Your lyrics are usually very critical of relationships and society. Are you a political person?

"Well I don't think you can be a completely apolitical person if you don't live in an ivory tower. I think you have to be a bit. There are things I feel very strongly about. In the last few years I've played quite a few benefits for the Cuban Solidarity Campaign. Having spent quite a lot of time in Cuba and been very interested in all things, er, Cuban, as far as the culture goes across the board, I think that it's a really extraordinary little country. I think it's awful that the US have got this blockade going on forever, which is pointless."

So what do you think of the recent rise of "Latin" pop?

"If you listen to the Ricky Martin record, it was a great pop record. In no way was it Latin. They're only calling it Latin because he has a Latino background and he's Mexican. And I mean, Christina Aquilera is just like Madonna, she's making pop music. If you want to hear Latin music listen to Tito Puente and Celia Cruz. People buy Ricky Martin because he's on TV and he's pretty, the same reason they buy Boyzone. It's for little girls. It's fine, but I think my album's quite adult. I didn't choose to do this because somebody said it would be a good idea, because nobody did! And when I started working on this there hadn't been an explosion of Latin music in the pop charts. I just do what I think is going to be the most enjoyable at the time."

What's your motivation for making each record?

"It's my life. It's what I do, isn't it? It's like saying to a painter 'well you've done three paintings, why bother to do more?' you know. You're constantly striving to get better and to create better things.

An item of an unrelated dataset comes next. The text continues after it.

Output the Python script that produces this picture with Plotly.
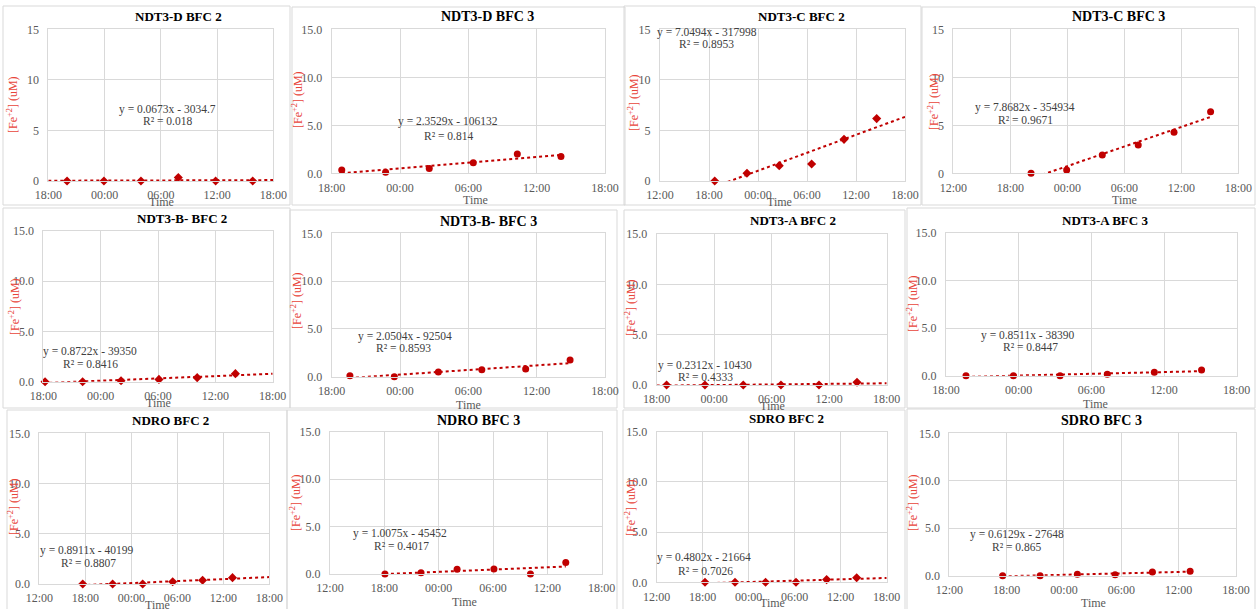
import numpy as np
import pandas as pd
import plotly.graph_objects as go

W, H = 1257, 609

# ---------------- data ----------------
titles = ["NDT3-D BFC 2", "NDT3-D BFC 3", "NDT3-C BFC 2", "NDT3-C BFC 3",
          "NDT3-B- BFC 2", "NDT3-B- BFC 3", "NDT3-A BFC 2", "NDT3-A BFC 3",
          "NDRO BFC 2", "NDRO BFC 3", "SDRO BFC 2", "SDRO BFC 3"]

eq_labels = ["y = 0.0673x - 3034.7", "y = 2.3529x - 106132", "y = 7.0494x - 317998", "y = 7.8682x - 354934",
             "y = 0.8722x - 39350", "y = 2.0504x - 92504", "y = 0.2312x - 10430", "y = 0.8511x - 38390",
             "y = 0.8911x - 40199", "y = 1.0075x - 45452", "y = 0.4802x - 21664", "y = 0.6129x - 27648"]

r2_labels = ["R² = 0.018", "R² = 0.814", "R² = 0.8953", "R² = 0.9671",
             "R² = 0.8416", "R² = 0.8593", "R² = 0.4333", "R² = 0.8447",
             "R² = 0.8807", "R² = 0.4017", "R² = 0.7026", "R² = 0.865"]

ndt3d_bfc2_time = ["2023-07-03 20:00", "2023-07-03 23:56", "2023-07-04 03:53", "2023-07-04 07:52", "2023-07-04 11:51", "2023-07-04 15:48"]
ndt3d_bfc2_fe = [0.0, 0.0, 0.0, 0.35, 0.0, 0.0]

ndt3d_bfc3_time = ["2023-07-03 18:53", "2023-07-03 22:44", "2023-07-04 02:34", "2023-07-04 06:26", "2023-07-04 10:18", "2023-07-04 14:08"]
ndt3d_bfc3_fe = [0.35, 0.1, 0.49, 1.1, 2.0, 1.74]

ndt3c_bfc2_time = ["2023-07-03 18:42", "2023-07-03 22:39", "2023-07-04 02:36", "2023-07-04 06:34", "2023-07-04 10:32", "2023-07-04 14:32"]
ndt3c_bfc2_fe = [0.0, 0.76, 1.52, 1.68, 4.12, 6.17]

ndt3c_bfc3_time = ["2023-07-03 20:11", "2023-07-03 23:56", "2023-07-04 03:41", "2023-07-04 07:28", "2023-07-04 11:14", "2023-07-04 15:05"]
ndt3c_bfc3_fe = [0.0, 0.35, 1.91, 2.95, 4.27, 6.42]

ndt3b_bfc2_time = ["2023-07-03 18:11", "2023-07-03 22:07", "2023-07-04 02:08", "2023-07-04 06:06", "2023-07-04 10:06", "2023-07-04 14:06"]
ndt3b_bfc2_fe = [0.0, 0.0, 0.1, 0.23, 0.4, 0.8]

ndt3b_bfc3_time = ["2023-07-03 19:36", "2023-07-03 23:30", "2023-07-04 03:22", "2023-07-04 07:11", "2023-07-04 11:02", "2023-07-04 14:56"]
ndt3b_bfc3_fe = [0.1, 0.0, 0.49, 0.73, 0.8, 1.74]

ndt3a_bfc2_time = ["2023-07-03 19:02", "2023-07-03 23:02", "2023-07-04 03:02", "2023-07-04 06:58", "2023-07-04 10:56", "2023-07-04 14:54"]
ndt3a_bfc2_fe = [0.0, 0.0, 0.0, 0.0, 0.0, 0.27]

ndt3a_bfc3_time = ["2023-07-03 19:39", "2023-07-03 23:34", "2023-07-04 03:25", "2023-07-04 07:19", "2023-07-04 11:12", "2023-07-04 15:06"]
ndt3a_bfc3_fe = [0.0, 0.0, 0.0, 0.14, 0.35, 0.59]

ndro_bfc2_time = ["2023-07-03 17:40", "2023-07-03 21:34", "2023-07-04 01:29", "2023-07-04 05:24", "2023-07-04 09:18", "2023-07-04 13:12"]
ndro_bfc2_fe = [0.0, 0.0, 0.0, 0.22, 0.38, 0.63]

ndro_bfc3_time = ["2023-07-03 18:04", "2023-07-03 22:03", "2023-07-04 02:02", "2023-07-04 06:06", "2023-07-04 10:08", "2023-07-04 14:02"]
ndro_bfc3_fe = [0.0, 0.14, 0.49, 0.53, 0.0, 1.2]

sdro_bfc2_time = ["2023-07-03 18:18", "2023-07-03 22:13", "2023-07-04 02:12", "2023-07-04 06:10", "2023-07-04 10:10", "2023-07-04 14:05"]
sdro_bfc2_fe = [0.0, 0.0, 0.0, 0.0, 0.27, 0.46]

sdro_bfc3_time = ["2023-07-03 17:35", "2023-07-03 21:30", "2023-07-04 01:24", "2023-07-04 05:21", "2023-07-04 09:15", "2023-07-04 13:12"]
sdro_bfc3_fe = [0.0, 0.0, 0.14, 0.1, 0.39, 0.46]

series_times = [ndt3d_bfc2_time, ndt3d_bfc3_time, ndt3c_bfc2_time, ndt3c_bfc3_time,
                ndt3b_bfc2_time, ndt3b_bfc3_time, ndt3a_bfc2_time, ndt3a_bfc3_time,
                ndro_bfc2_time, ndro_bfc3_time, sdro_bfc2_time, sdro_bfc3_time]
series_fe = [ndt3d_bfc2_fe, ndt3d_bfc3_fe, ndt3c_bfc2_fe, ndt3c_bfc3_fe,
             ndt3b_bfc2_fe, ndt3b_bfc3_fe, ndt3a_bfc2_fe, ndt3a_bfc3_fe,
             ndro_bfc2_fe, ndro_bfc3_fe, sdro_bfc2_fe, sdro_bfc3_fe]

x_ticks_start = ["18:00", "18:00", "12:00", "12:00",
                 "18:00", "18:00", "18:00", "18:00",
                 "12:00", "12:00", "12:00", "12:00"]
y_tick_formats = [".0f", ".1f", ".0f", ".0f", ".1f", ".1f", ".1f", ".1f", ".1f", ".1f", ".1f", ".1f"]

DAY0, DAY1 = "2023-07-03", "2023-07-04"

# ---------------- layout geometry (pixels) ----------------
geo = [
    dict(plot=(48.3, 273.3, 29.3, 181), box=(3, 290, 6, 205), title=(179, 17, 13), eq=(167, 109), r2=(167, 121), yt=(12, 105), xt=(161, 202)),
    dict(plot=(331.7, 605, 29.3, 173.3), box=(292, 625, 7, 205), title=(487, 17, 14), eq=(448, 122), r2=(448, 136), yt=(297, 100), xt=(475, 200)),
    dict(plot=(660, 905, 29.3, 181), box=(624, 921, 6, 205), title=(801.7, 17, 13), eq=(706.7, 32), r2=(706, 44), yt=(633, 103), xt=(779, 202)),
    dict(plot=(953.3, 1238.3, 29.3, 173.3), box=(922, 1255, 7, 205), title=(1118, 17, 14), eq=(1025, 107), r2=(1025, 120), yt=(933, 102), xt=(1124, 200)),
    dict(plot=(43.3, 272.7, 230.7, 381.7), box=(3, 290, 208, 408), title=(181.7, 218.3, 13), eq=(90, 351.7), r2=(90, 364), yt=(14, 307), xt=(158, 403)),
    dict(plot=(331.7, 605, 233.3, 376.7), box=(290, 617, 210, 408), title=(488.3, 221.7, 14), eq=(405, 336), r2=(403, 348.3), yt=(297, 301), xt=(468, 405)),
    dict(plot=(656.7, 886.7, 234, 385), box=(624, 905, 210, 408), title=(793.3, 220.7, 13), eq=(705, 365), r2=(705, 377.3), yt=(630, 308), xt=(772, 406)),
    dict(plot=(946, 1236.7, 232.7, 375.7), box=(907, 1255, 208, 408), title=(1105, 220.7, 13), eq=(1028, 335), r2=(1030, 346.7), yt=(912, 304), xt=(1095, 404)),
    dict(plot=(39.3, 269.3, 433.3, 584), box=(7, 287, 410, 612), title=(170.7, 420.7, 13), eq=(86.7, 550.7), r2=(88, 563.3), yt=(13, 507), xt=(157, 605)),
    dict(plot=(330, 601.7, 431.7, 574), box=(287, 617, 410, 612), title=(478.3, 420, 14), eq=(400, 533.3), r2=(401.7, 545.7), yt=(295, 503), xt=(464, 602)),
    dict(plot=(656.7, 886.7, 431.7, 582.3), box=(623, 905, 410, 612), title=(786.7, 418.3, 13), eq=(704, 557.7), r2=(705, 570.7), yt=(630, 508), xt=(772, 603)),
    dict(plot=(949.3, 1236, 433.3, 575.7), box=(907, 1255, 409, 612), title=(1101.7, 420.7, 14), eq=(1016.7, 534.3), r2=(1016.7, 546.7), yt=(912, 503), xt=(1093, 603)),
]

SERIF = "Liberation Serif, Times New Roman, serif"
RED = "#c00000"
YT_RED = "#e8443a"
GRID = "#d9d9d9"
TICK_COL = "#595959"


def px(x):
    return x / W


def py(y):
    return 1 - y / H


fig = go.Figure()
layout = dict(width=W, height=H, autosize=False, margin=dict(l=0, r=0, t=0, b=0, pad=0, autoexpand=False),
              paper_bgcolor="white", plot_bgcolor="white", showlegend=False,
              font=dict(family=SERIF, color=TICK_COL))
shapes = []
annotations = []

for i in range(12):
    k = i + 1
    g = geo[i]
    x0, x1, yt, yb = g["plot"]
    xs = "x" if k == 1 else f"x{k}"
    ys = "y" if k == 1 else f"y{k}"
    xa = "xaxis" if k == 1 else f"xaxis{k}"
    ya = "yaxis" if k == 1 else f"yaxis{k}"

    rng_start = pd.Timestamp(f"{DAY0} {x_ticks_start[i]}")
    rng_end = pd.Timestamp(f"{DAY1} 18:00")

    t = pd.to_datetime(series_times[i])
    v = np.array(series_fe[i], dtype=float)
    hrs = (t - rng_start).total_seconds().values / 3600.0
    slope, icpt = np.polyfit(hrs, v, 1)
    if i % 2 == 0:
        h_ends = np.array([0.0, (rng_end - rng_start).total_seconds() / 3600.0])
    else:
        h_ends = np.array([hrs[0], hrs[-1]])
    t_ends = [rng_start + pd.Timedelta(hours=float(h)) for h in h_ends]
    v_ends = slope * h_ends + icpt

    fig.add_trace(go.Scatter(x=t_ends, y=v_ends, mode="lines", xaxis=xs, yaxis=ys,
                             line=dict(color=RED, width=2, dash="dot"), hoverinfo="skip"))
    fig.add_trace(go.Scatter(x=t, y=v, mode="markers", xaxis=xs, yaxis=ys, cliponaxis=False,
                             marker=dict(color=RED, size=7,
                                         symbol="diamond" if i % 2 == 0 else "circle")))

    layout[xa] = dict(domain=[px(x0), px(x1)], anchor=ys, type="date", automargin=False,
                      range=[rng_start, rng_end], tick0=f"{DAY0} 00:00", dtick=6 * 3600 * 1000,
                      tickformat="%H:%M", showgrid=True, gridcolor=GRID, gridwidth=1,
                      showline=True, linecolor=GRID, mirror=True, zeroline=False,
                      ticks="outside", ticklen=3, tickcolor="rgba(0,0,0,0)",
                      tickfont=dict(family=SERIF, size=12, color=TICK_COL), fixedrange=True)
    layout[ya] = dict(domain=[py(yb), py(yt)], anchor=xs, range=[0, 15], dtick=5, automargin=False,
                      tickformat=y_tick_formats[i], showgrid=True, gridcolor=GRID, gridwidth=1,
                      showline=True, linecolor=GRID, mirror=True, zeroline=False,
                      ticks="outside", ticklen=6, tickcolor="rgba(0,0,0,0)",
                      tickfont=dict(family=SERIF, size=12, color=TICK_COL), fixedrange=True)

    bx0, bx1, by0, by1 = g["box"]
    shapes.append(dict(type="rect", xref="paper", yref="paper", x0=px(bx0), x1=px(bx1),
                       y0=py(by1), y1=py(by0), line=dict(color=GRID, width=1), layer="below"))

    tx, ty, ts = g["title"]
    annotations.append(dict(text=f"<b>{titles[i]}</b>", x=px(tx), y=py(ty), xref="paper", yref="paper",
                            showarrow=False, xanchor="center", yanchor="middle",
                            font=dict(family=SERIF, size=ts, color="#000000")))
    ex, ey = g["eq"]
    annotations.append(dict(text=eq_labels[i], x=px(ex), y=py(ey), xref="paper", yref="paper",
                            showarrow=False, xanchor="center", yanchor="middle",
                            font=dict(family=SERIF, size=11.5, color="#404040")))
    rx, ry = g["r2"]
    annotations.append(dict(text=r2_labels[i], x=px(rx), y=py(ry), xref="paper", yref="paper",
                            showarrow=False, xanchor="center", yanchor="middle",
                            font=dict(family=SERIF, size=11.5, color="#404040")))
    yx, yy = g["yt"]
    annotations.append(dict(text="[Fe<sup>+2</sup>] (uM)", x=px(yx), y=py(yy), xref="paper", yref="paper",
                            showarrow=False, xanchor="center", yanchor="middle", textangle=-90,
                            font=dict(family=SERIF, size=12, color=YT_RED)))
    xx, xy = g["xt"]
    annotations.append(dict(text="Time", x=px(xx), y=py(xy), xref="paper", yref="paper",
                            showarrow=False, xanchor="center", yanchor="middle",
                            font=dict(family=SERIF, size=12, color=TICK_COL)))

layout["shapes"] = shapes
layout["annotations"] = annotations
fig.update_layout(**layout)
fig.write_html("out.html", config={"displayModeBar": False},
               post_script="document.body.style.margin='0';document.body.style.overflow='hidden';")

I really love it and I'm really lucky to be doing a job I love. If I keep having ideas, then I'll keep making records. If I didn't have any ideas then I'd knock it on the head. It's a great source of interest and education and pleasure. And everyone needs to have a chance to express feelings and their reactions and their emotions and if you never have a chance to express any of those things then I think you get ill. I get my chance through music."